Fauresmith, known as Fauresmith-Boshof between 1953 and 1966, was a constituency in the Orange Free State Province of South Africa, which existed from 1910 to 1994. Named after the town of Fauresmith, the seat covered a large rural area in the west of the province, bordering the Cape Province. Throughout its existence it elected one member to the House of Assembly.
== Franchise notes ==
When the Union of South Africa was formed in 1910, the electoral qualifications in use in each pre-existing colony were kept in place. In the Orange River Colony, and its predecessor the Orange Free State, the vote was restricted to white men, and as such, elections in the Orange Free State Province were held on a whites-only franchise from the beginning. The franchise was also restricted by property and education qualifications until the 1933 general election, following the passage of the Women's Enfranchisement Act, 1930 and the Franchise Laws Amendment Act, 1931. From then on, the franchise was given to all white citizens aged 21 or over.

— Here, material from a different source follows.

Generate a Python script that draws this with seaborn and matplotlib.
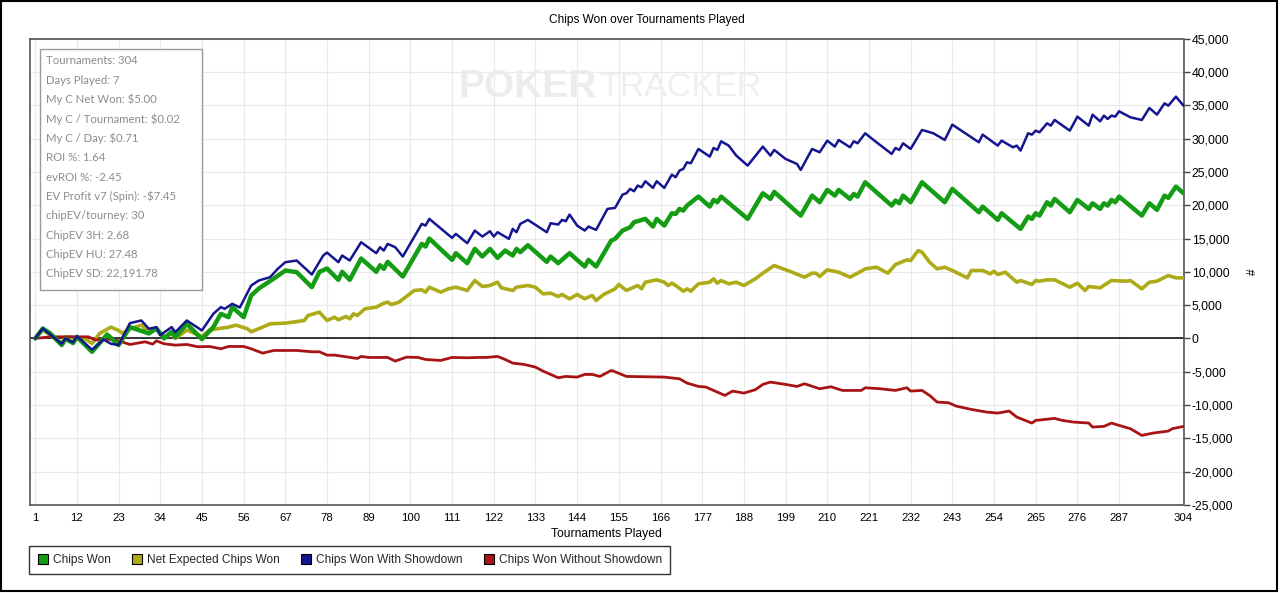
"""Chips Won over Tournaments Played - PokerTracker style cumulative chart."""

import matplotlib
matplotlib.use("Agg")
import matplotlib.pyplot as plt
from matplotlib.lines import Line2D
from matplotlib.patches import Rectangle
import seaborn as sns

W, H = 1280, 593

# ---- data (tournament number, cumulative chips) ----
GREEN_T = [1, 3, 5, 8, 9, 11, 12, 16, 20, 23, 26, 31, 33, 35, 37, 38, 41, 45, 48, 50,
           52, 53, 56, 58, 60, 64, 67, 70, 74, 76, 78, 81, 82, 84, 87, 91, 92, 93, 94, 98,
           103, 104, 105, 111, 112, 115, 117, 119, 121, 123, 125, 127, 128, 129, 131, 136,
           137, 139, 142, 143, 146, 147, 149, 153, 154, 156, 157, 158, 159, 162, 164, 165,
           167, 169, 170, 171, 172, 173, 176, 179, 180, 181, 182, 189, 193, 195, 196, 203,
           206, 208, 210, 212, 213, 216, 217, 218, 220, 227, 228, 229, 230, 232, 235, 241,
           243, 250, 251, 255, 256, 261, 263, 264, 265, 266, 268, 269, 270, 274, 276, 279,
           280, 282, 283, 284, 285, 286, 287, 293, 295, 297, 299, 300, 302, 304]
GREEN_V = [0, 1500, 750, -1000, -50, -700, 250, -2000, 600, -1000, 1700, 750, 1500, 0, 1000,
           200, 2200, -100, 1700, 3700, 3200, 4700, 3200, 6450, 7500, 9000, 10200, 9950, 7700,
           10000, 10500, 8800, 10000, 8800, 12000, 10000, 11000, 10450, 11500, 9300, 14200,
           13800, 15000, 11800, 12800, 11300, 13450, 12300, 13450, 12100, 13200, 12450, 13450,
           12950, 14000, 11500, 12300, 11300, 12800, 12300, 10800, 11800, 10800, 14700, 14950,
           16200, 16450, 16700, 17450, 17950, 16800, 17950, 16950, 18800, 18700, 19450, 19200,
           19950, 21300, 19800, 20800, 20450, 21300, 17950, 21800, 20950, 22000, 18450, 21450,
           20450, 22300, 21450, 22300, 20950, 21700, 21300, 23450, 19950, 20700, 20300, 21450,
           20450, 23450, 20450, 22450, 18950, 19800, 17800, 18800, 16450, 18300, 17950, 18800,
           18450, 20450, 19950, 20950, 18950, 20800, 19450, 20300, 19450, 20300, 19950, 20800,
           20450, 21300, 18450, 20300, 19300, 21450, 21100, 22800, 21800]

YELLOW_T = [1, 3, 8, 9, 14, 16, 18, 21, 23, 24, 26, 29, 31, 33, 35, 37, 38, 41, 45, 47, 49,
            52, 54, 57, 58, 61, 63, 67, 69, 72, 73, 76, 78, 80, 81, 83, 84, 85, 86, 88, 91,
            93, 94, 95, 97, 101, 103, 104, 105, 108, 110, 112, 115, 117, 119, 121, 123, 124,
            127, 128, 131, 133, 135, 137, 139, 140, 142, 144, 146, 148, 149, 151, 154, 155,
            157, 159, 160, 161, 162, 165, 167, 168, 169, 170, 172, 173, 174, 176, 179, 180,
            181, 182, 184, 186, 188, 191, 193, 196, 200, 204, 206, 207, 208, 210, 213, 216,
            219, 220, 223, 226, 228, 231, 232, 234, 235, 237, 239, 241, 243, 247, 248, 251,
            253, 254, 255, 257, 258, 260, 261, 264, 265, 266, 268, 270, 274, 276, 278, 279,
            282, 285, 289, 290, 293, 295, 297, 300, 302, 304]
YELLOW_V = [0, 1300, -700, 250, 0, -750, 750, 1700, 1200, 800, 1450, 2000, 1000, 1450, 250,
            700, 0, 1250, 300, 1250, 1450, 1700, 2000, 1450, 1000, 1700, 2200, 2300, 2450,
            2700, 3450, 3950, 2700, 3200, 2800, 3300, 2950, 3700, 3450, 4450, 4700, 5300, 5450,
            5100, 5450, 7200, 7300, 6950, 7700, 6950, 7450, 7700, 7200, 8700, 7800, 7950, 8450,
            7600, 7200, 7700, 7950, 7700, 6700, 6800, 6300, 6600, 5950, 6600, 5950, 6450, 5700,
            6600, 7450, 8100, 7200, 7700, 7950, 7450, 8450, 8800, 8450, 7950, 8300, 7950, 7100,
            7450, 7100, 8200, 8450, 8950, 8300, 8700, 8200, 8450, 7950, 8950, 9800, 10950, 10100,
            9200, 9800, 9800, 9300, 10300, 9950, 9200, 10100, 10450, 10700, 9800, 11100, 11800,
            11700, 13200, 12950, 11450, 10450, 10700, 10200, 9100, 10200, 10200, 9700, 10100,
            9600, 9950, 9450, 8450, 8700, 8100, 8700, 8600, 8800, 8800, 7700, 8300, 7200, 7800,
            7600, 8700, 8600, 8700, 7450, 8450, 8600, 9450, 9100, 9100]

BLUE_T = [1, 3, 8, 9, 11, 12, 16, 19, 21, 23, 26, 29, 31, 33, 34, 37, 38, 41, 45, 48, 50,
          51, 53, 55, 58, 60, 63, 65, 67, 70, 74, 77, 78, 81, 82, 84, 87, 91, 92, 93, 94, 96,
          98, 103, 104, 105, 111, 112, 115, 117, 119, 121, 122, 123, 126, 127, 128, 129, 131,
          136, 137, 139, 140, 141, 142, 144, 146, 147, 149, 152, 154, 156, 157, 158, 159,
          160, 161, 162, 164, 165, 167, 169, 170, 171, 172, 173, 174, 176, 179, 180, 181,
          182, 184, 186, 189, 193, 195, 196, 199, 202, 203, 206, 208, 210, 212, 213, 216,
          217, 218, 220, 223, 227, 228, 229, 230, 232, 235, 238, 241, 243, 250, 251, 255,
          256, 259, 260, 261, 263, 264, 265, 266, 268, 269, 270, 274, 276, 279, 280, 282,
          283, 284, 285, 286, 287, 290, 293, 295, 297, 299, 300, 302, 304]
BLUE_V = [0, 1500, -800, 0, -600, 350, -1700, -150, -800, -1000, 2300, 2700, 1450, 1700, 500,
          1700, 950, 2700, 1200, 3700, 4700, 4450, 5200, 4650, 7950, 8700, 9200, 10450, 11450,
          11700, 9600, 12450, 12900, 11450, 12450, 11700, 14450, 12800, 13700, 13200, 14200,
          13700, 12300, 17200, 16950, 17950, 15100, 15700, 14300, 16200, 15300, 16100, 15300,
          15950, 14950, 16450, 15950, 17200, 17800, 15950, 17300, 17100, 17800, 17600, 18600,
          16950, 16200, 16800, 16300, 19450, 19600, 21600, 21800, 22450, 22100, 22950, 22700,
          23600, 22600, 23600, 22600, 24600, 24200, 25200, 25450, 26450, 26300, 28450, 27300,
          28600, 28300, 29600, 28950, 27450, 25950, 28800, 27450, 28300, 26950, 26200, 25300,
          28450, 27950, 29700, 28800, 29800, 28700, 29600, 29300, 30800, 29450, 27700, 28600,
          28300, 29300, 28450, 31300, 30800, 29800, 32100, 29450, 30600, 28950, 29700, 28700,
          28950, 28200, 30800, 30600, 31200, 30950, 32300, 31950, 32800, 31200, 33300, 31950,
          33600, 32600, 33450, 32950, 33450, 33300, 34100, 33200, 32800, 34600, 33600, 35300,
          34950, 36300, 34950]

RED_T = [1, 5, 15, 17, 19, 23, 26, 30, 32, 33, 35, 38, 41, 44, 47, 50, 52, 56, 58, 61, 64,
         67, 70, 74, 76, 78, 80, 83, 86, 87, 89, 92, 94, 96, 99, 102, 104, 108, 111, 115,
         118, 120, 123, 125, 127, 130, 133, 135, 137, 139, 141, 144, 146, 148, 150, 151, 153,
         154, 157, 162, 167, 171, 173, 176, 178, 183, 185, 188, 191, 193, 195, 199, 202, 204,
         208, 211, 214, 219, 220, 224, 228, 231, 232, 235, 237, 239, 242, 244, 248, 252, 255,
         258, 260, 264, 265, 270, 272, 275, 279, 280, 283, 285, 287, 290, 293, 296, 300, 301,
         304]
RED_V = [0, 250, 250, -250, 0, -350, -900, -500, -850, -350, -800, -1000, -900, -1250, -1200,
         -1550, -1200, -1200, -1550, -2200, -1800, -1800, -1800, -2000, -2000, -2500, -2500,
         -2750, -3000, -2700, -2850, -2850, -2850, -3400, -2800, -2850, -3150, -3300, -2850,
         -2900, -2850, -2850, -2700, -3150, -3700, -3900, -4300, -4900, -5400, -5900, -5700,
         -5800, -5400, -5400, -5700, -5400, -4800, -5000, -5700, -5750, -5800, -6050, -6700,
         -7200, -7300, -8550, -7900, -8200, -7700, -6900, -6550, -6900, -7200, -6800, -7550,
         -7250, -7800, -7800, -7400, -7550, -7800, -7400, -7900, -7800, -8550, -9550, -9650,
         -10150, -10650, -11050, -11200, -10900, -11800, -12700, -12300, -12000, -12300,
         -12550, -12700, -13300, -13200, -12700, -13050, -13550, -14550, -14200, -13900,
         -13550, -13200]

SERIES_NAMES = ["Chips Won", "Net Expected Chips Won",
                "Chips Won With Showdown", "Chips Won Without Showdown"]

STATS = ["Tournaments: 304", "Days Played: 7", "My C Net Won: $5.00",
         "My C / Tournament: $0.02", "My C / Day: $0.71", "ROI %: 1.64",
         "evROI %: -2.45", "EV Profit v7 (Spin): -$7.45", "chipEV/tourney: 30",
         "ChipEV 3H: 2.68", "ChipEV HU: 27.48", "ChipEV SD: 22,191.78"]

X_TICKS = [1, 12, 23, 34, 45, 56, 67, 78, 89, 100, 111, 122, 133, 144, 155, 166, 177,
           188, 199, 210, 221, 232, 243, 254, 265, 276, 287, 304]
Y_TICKS = [-25000, -20000, -15000, -10000, -5000, 0, 5000, 10000, 15000, 20000,
           25000, 30000, 35000, 40000, 45000]

# ---- styles ----
STYLE = {
    "Chips Won": dict(color="#149c14", lw=3.2, z=4),
    "Net Expected Chips Won": dict(color="#adab17", lw=2.6, z=3),
    "Chips Won With Showdown": dict(color="#15158f", lw=1.8, z=5),
    "Chips Won Without Showdown": dict(color="#a81414", lw=2.0, z=3),
}
FONT = ["Liberation Sans", "DejaVu Sans"]


def fx(px):
    return px / W


def fy(py):
    return 1 - py / H


def main() -> None:
    sns.set_theme(style="white")
    plt.rcParams["font.family"] = FONT

    fig = plt.figure(figsize=(W / 100, H / 100), dpi=100)
    fig.patch.set_facecolor("white")
    ax = fig.add_axes([fx(29.5), fy(505), fx(1183.5 - 29.5), (505 - 38.7) / H])
    ax.set_facecolor("white")

    data = {
        "Chips Won": (GREEN_T, GREEN_V),
        "Net Expected Chips Won": (YELLOW_T, YELLOW_V),
        "Chips Won With Showdown": (BLUE_T, BLUE_V),
        "Chips Won Without Showdown": (RED_T, RED_V),
    }
    for name in SERIES_NAMES:
        t, v = data[name]
        st = STYLE[name]
        sns.lineplot(x=t, y=v, ax=ax, color=st["color"], linewidth=st["lw"],
                     estimator=None, sort=False, legend=False, zorder=st["z"])

    ax.axhline(0, color="black", lw=1.1, zorder=2)

    ax.set_xlim(-0.5, 304)
    ax.set_ylim(-25000, 45000)
    ax.set_xticks(X_TICKS)
    ax.set_xticklabels([str(x) for x in X_TICKS])
    ax.set_yticks(Y_TICKS)
    ax.set_yticklabels([f"{y:,}" for y in Y_TICKS])
    ax.yaxis.tick_right()
    ax.yaxis.set_label_position("right")
    ax.tick_params(axis="both", direction="out", length=4, width=1, color="#444444",
                   pad=2, labelcolor="black")
    ax.tick_params(axis="x", labelsize=8.2)
    ax.tick_params(axis="y", labelsize=8.8)
    ax.grid(True, color="#e9e9e9", lw=0.8)
    ax.set_axisbelow(True)
    for sp in ax.spines.values():
        sp.set_visible(True)
        sp.set_color("#555555")
        sp.set_linewidth(1.2)

    ax.set_xlabel("Tournaments Played", fontsize=8.7, labelpad=3, color="black")
    ax.set_ylabel("#", fontsize=8.5, labelpad=10, rotation=90, color="black")

    fig.text(fx(647), fy(20), "Chips Won over Tournaments Played", ha="center",
             va="center", fontsize=8.6, color="black")

    # watermark
    ax.text(fx(597), fy(87), "POKER", transform=fig.transFigure, ha="right", va="center",
            fontsize=28, fontweight="bold", color="#ececec", zorder=0.8)
    ax.text(fx(599), fy(87), "TRACKER", transform=fig.transFigure, ha="left", va="center",
            fontsize=24.5, color="#efefef", zorder=0.8)

    # stats box
    fig.add_artist(Rectangle((fx(40), fy(290)), (202 - 40) / W, (290 - 49) / H,
                             transform=fig.transFigure, facecolor="white",
                             edgecolor="#9a9a9a", lw=1.0, zorder=6))
    for i, line in enumerate(STATS):
        fig.text(fx(46), fy(61 + i * 19.36), line, ha="left", va="center", fontsize=8.2,
                 color="#8c8c8c", family=["Lato", "DejaVu Sans"], zorder=7)

    # legend
    handles = [Line2D([], [], marker="s", linestyle="none", markersize=7,
                      markerfacecolor=STYLE[n]["color"], markeredgecolor="black",
                      markeredgewidth=0.8) for n in SERIES_NAMES]
    leg = fig.legend(handles, SERIES_NAMES, loc="upper left",
                     bbox_to_anchor=(fx(29.5), fy(546)), ncol=4, frameon=True,
                     fancybox=False, fontsize=8.6, borderaxespad=0, borderpad=0.65,
                     handlelength=0.9, handletextpad=0.4, columnspacing=1.75)
    leg.get_frame().set_edgecolor("black")
    leg.get_frame().set_linewidth(1.0)

    # outer frame
    fig.add_artist(Rectangle((fx(1), fy(591)), (1277 - 1) / W, (591 - 1) / H,
                             transform=fig.transFigure, fill=False, edgecolor="black",
                             lw=1.5, zorder=10))

    fig.savefig("out.png", dpi=100)
    plt.close(fig)


if __name__ == "__main__":
    main()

Non-whites remained disenfranchised until the end of apartheid and the introduction of universal suffrage in 1994.

== History ==
Fauresmith, like most of the Orange Free State, was a highly conservative seat throughout its existence and had a largely Afrikaans-speaking electorate. Its most notable MP, Nicolaas Havenga, was first elected in 1915 for the fledgling National Party, and became one of that party's leading policy experts during the 1920s and 30s. Havenga was a close ally of J. B. M. Hertzog, serving in cabinet under him, and when Hertzog joined forces with Jan Smuts and the SAP to create the United Party, Havenga stuck with the new party. He was able to hold his seat in 1938, defeating F. W. Beyers in a close race, but would soon get overtaken by events. When South Africa declared war on Germany in 1939, Hertzog broke with the government, and many of his supporters rejoined the National Party under D. F. Malan's leadership. Havenga, however, had serious disagreements with Malan and declined to join his party, instead forming the Afrikaner Party as a more moderate Afrikaner nationalist force. He resigned from parliament in 1940, and when he returned it was for a different constituency. Instead, Fauresmith was taken by Eben Dönges, a Malan ally who would go on to be one of the architects of apartheid.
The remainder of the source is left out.